In an interview in 2019, the league’s Deputy Commissioner Mark Tatum revealed NBA China — which manages everything NBA-related in the country — was worth more than $4 billion.
However, US media reported that Clippers coach Tyronn Lue has recently been in a running war of words with Morey, who is now working for the Philadelphia 76ers.
“Last time he tweeted, he cost the NBA a billion dollars. So I don’t think he should be doing too much tweeting,” Lue reportedly said this week after a Morey tweet about Lue’s team.
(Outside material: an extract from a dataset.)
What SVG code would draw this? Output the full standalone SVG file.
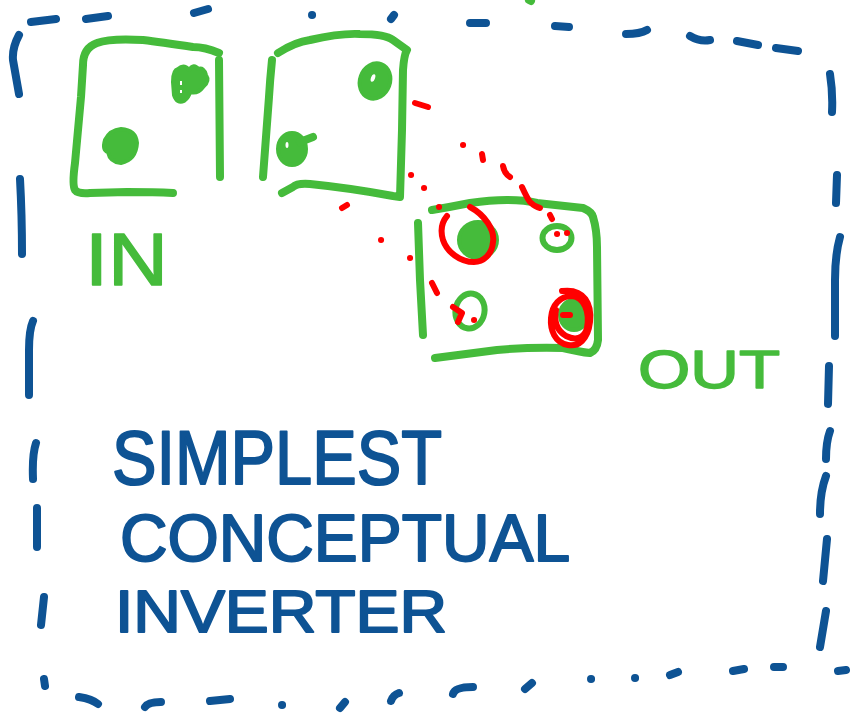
<svg xmlns="http://www.w3.org/2000/svg" width="854" height="715" viewBox="0 0 854 715">
<style>
.blue{fill:none;stroke:#0e5394;stroke-width:8;stroke-linecap:round;stroke-linejoin:round}
.green{fill:none;stroke:#45bb3b;stroke-width:8;stroke-linecap:round;stroke-linejoin:round}
.gfill{fill:#45bb3b;stroke:#45bb3b;stroke-width:4;stroke-linejoin:round}
.ring{fill:none;stroke:#45bb3b;stroke-width:6}
.red{fill:none;stroke:#ff0000;stroke-width:6;stroke-linecap:round;stroke-linejoin:round}
.hole{fill:#ffffff}
.tb{font-family:"Liberation Sans","DejaVu Sans",sans-serif;fill:#0e5394;stroke:#0e5394;stroke-width:2;stroke-linejoin:round}
.tg{font-family:"Liberation Sans","DejaVu Sans",sans-serif;fill:#45bb3b;stroke:#45bb3b;stroke-width:1.5;stroke-linejoin:round}
</style>
<rect width="854" height="715" fill="#ffffff"/>
<g id="frame" class="blue">
<path d="M31,22 L56,19 M86,19 L108,16 M194,13 L208,9 M312,15 l0.1,0 M391,19 L394,15 M470,23 L486,23 M555,26 L569,27 M626,34 Q640,34 647,30 M690,36 Q700,42 710,40 M737,41 L758,45 M776,48 L798,51"/>
<path d="M19,35 Q12,48 13,60 L19,94 M20,179 Q22,215 22,254 M33,321 Q29,330 29,350 L29,395 M36,443 Q32,455 33,479 M37,508 L37,547 M44,597 L41,625 M44,679 L45,686"/>
<path d="M830,74 Q833,93 832,112 M837,175 L836,203 M840,237 Q835,255 835,280 L835,336 M829,366 L828,404 M830,431 Q826,442 826,459 M826,476 Q820,492 820,514 M827,539 L823,581 M826,611 L820,647 M838,671 L846,670"/>
<path d="M79,697 Q92,699 98,704 M145,707 Q148,702 161,702 M210,701 L230,699 M282,705 l0.1,0 M340,708 L345,702 M391,701 Q393,695 399,693 M453,694 Q455,687 473,687 M525,689 L532,683 M591,679 l0.1,0 M635,678 l0.1,0 M670,675 L678,672 M733,671 L744,669 M774,667 L783,667"/>
</g>
<g id="node-in">
<path class="green" d="M219,53 Q205,47 193,47 Q160,42 143,40 Q110,38 97,43 Q83,48 83,65 L81,97 Q78,130 75,163 Q72,185 75,190 Q78,194 90,193 L127,192 Q155,192 173,193"/>
<path class="green" d="M219,60 L220,177"/>
<path class="gfill" d="M105,140 Q110,130 121,129 Q136,130 137,143 Q136,160 121,163 Q110,162 108,152 Q102,150 105,140 Z"/>
<path class="gfill" d="M178,69 Q173,70 173,82 L174,95 Q177,104 184,101 Q189,97 190,92 Q198,94 203,87 Q210,81 206,75 Q204,67 198,69 Q194,63 189,70 Q184,64 178,69 Z"/>
<path class="hole" d="M180,81 h2 v4 h-2 Z M180,90 h2 v3 h-2 Z"/>
<text class="tg" x="85" y="285" font-size="74" textLength="83" lengthAdjust="spacingAndGlyphs">IN</text>
</g>
<g id="node-mid">
<path class="green" d="M272,60 Q270,80 269,97 L263,177"/>
<path class="green" d="M278,53 Q295,42 310,40 Q340,33 360,34 Q385,34 393,40 Q400,45 407,50 Q404,55 403,70 L402,130 L400,197 L393,196 Q350,188 310,184 Q297,183 293,187 L282,193"/>
<ellipse class="gfill" cx="375" cy="81" rx="15" ry="18" transform="rotate(20 375 81)"/>
<ellipse class="hole" cx="373" cy="78" rx="2" ry="4" transform="rotate(20 373 78)"/>
<ellipse class="gfill" cx="292" cy="149" rx="14" ry="16"/>
<path class="green" d="M300,142 L313,137"/>
<ellipse class="hole" cx="287" cy="145" rx="1.5" ry="3"/>
</g>
<g id="node-out">
<path class="green" d="M418,223 Q419,250 420,280 L423,335"/>
<path class="green" d="M432,210 Q450,207 470,203 Q490,200 507,200 Q525,200 537,203 L583,208 Q592,212 593,217 Q597,230 597,247 L598,340 Q597,350 590,353 Q580,352 563,348 Q530,347 497,350 L435,358"/>
<ellipse class="gfill" cx="478" cy="240" rx="19" ry="18"/>
<ellipse class="ring" cx="557" cy="238" rx="14.5" ry="12"/>
<ellipse class="ring" cx="470" cy="311" rx="14.5" ry="17.5" transform="rotate(10 470 311)"/>
<ellipse class="gfill" cx="574" cy="315" rx="14" ry="15"/>
<text class="tg" x="638" y="388" font-size="54" textLength="142" lengthAdjust="spacingAndGlyphs">OUT</text>
</g>
<g id="connectors" class="red">
<path d="M415,103 L428,107 M463,145 l0.1,0 M482,154 L483,160 M503,166 Q504,173 510,177 M522,187 Q527,198 530,202 Q535,207 540,208 M550,215 L552,219 M557,234 l0.1,0 M567,233 l0.1,0"/>
<path d="M411,175 l0.1,0 M424,188 l0.1,0 M439,207 l0.1,0"/>
<path d="M342,208 L347,205 M381,240 l0.1,0 M410,258 l0.1,0 M432,283 L437,293 M453,307 L462,313 L458,322 M474,320 l0.1,0"/>
<path d="M470,207 C485,215 495,230 493,242 C492,255 483,262 474,262 C460,262 447,252 443,240 C440,230 442,222 447,216"/>
<path d="M562,291 C585,288 592,305 590,322 C588,340 578,347 568,345 C555,343 550,330 551,318 C552,305 560,296 572,296 C584,297 590,312 587,328 C584,340 574,340 566,336 C556,330 554,320 556,310 M563,315 L570,315"/>
</g>
<path class="green" d="M529,0 L531,1" stroke-width="5"/>
<g id="title">
<text class="tb" x="112" y="484" font-size="76" textLength="330" lengthAdjust="spacingAndGlyphs">SIMPLEST</text>
<text class="tb" x="120" y="561" font-size="66" textLength="450" lengthAdjust="spacingAndGlyphs">CONCEPTUAL</text>
<text class="tb" x="115" y="632" font-size="60" textLength="332" lengthAdjust="spacingAndGlyphs">INVERTER</text>
</g>
</svg>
The return of the NBA to Chinese screens sparked a mixed reaction from the country’s social media users, with some slamming what they saw as CCTV’s failure to stick to its guns.
“Who’s to blame for Chinese people’s lack of backbone?” read one post on the Twitter-like Weibo social media platform. “How will foreigners view us if our official media do this sort of thing?” But others were just glad to same the games back on their screens. “I love my country, but that doesn’t stop me from also loving the NBA,” one commenter posted.
As pro-democracy protests roiled the financial hub of Hong Kong in October 2019, Morey tweeted an image bearing a slogan used by demonstrators urging the world to “Stand with Hong Kong”.
He later deleted the tweet and apologised, but Chinese business partners and celebrities to cut ties with the league after NBA executives defended Morey’s right to freedom of expression.
The NBA has worked to mend fences since then, even as player Enes Kanter Freedom recently risked reigniting tensions with strong criticism of China.
The outspoken centre, who most recently represented the Boston Celtics, called President Xi Jinping a “brutal dictator” for China’s policies in Tibet and urged athletes to boycott last month’s Beijing Winter Olympics in protest against human rights abuses.
China vociferously denies allegations of religious repression and other abuses in the far western region, claiming it “peacefully liberated” Tibet in 1951 and has raised living standards with new infrastructure and education policies.